Congress Does Not Want Its War Power: New at Reason

The short-lived CBS series Brain Dead, now available on Netflix, is a science-fiction satire about an invasion of Washington, D.C., by extraterrestrial bugs that crawl into people’s ears and hijack their minds as part of a plot to conquer the world. But the most implausible aspect of the story is a dramatic Senate committee vote on whether to authorize military action in Syria.

In the real world, Jacob Sullum writes, no such vote is necessary, because the president does whatever he wants with the armed forces he controls while Congress abdicates its constitutional responsibility to decide when the country should go to war. Last week 61 senators showed they are happy with that situation by tabling an amendment that would have forced a debate about endless, metastasizing wars that cost trillions of dollars and thousands of lives without making Americans any safer.

The amendment, introduced by Sen.

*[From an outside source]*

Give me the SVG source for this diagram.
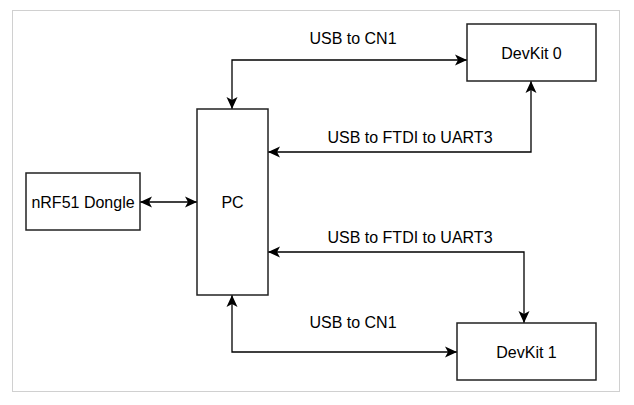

Rand Paul (R-Ky.), would have repealed the 2001 authorization for the use of military force (AUMF) against the perpetrators of the 9/11 attacks and the 2002 resolution approving the war in Iraq. The repeal would have taken effect in six months, giving Congress time to consider the justification for continued U.S. military involvement in Afghanistan, Iraq, and the various other countries supposedly covered by those resolutions.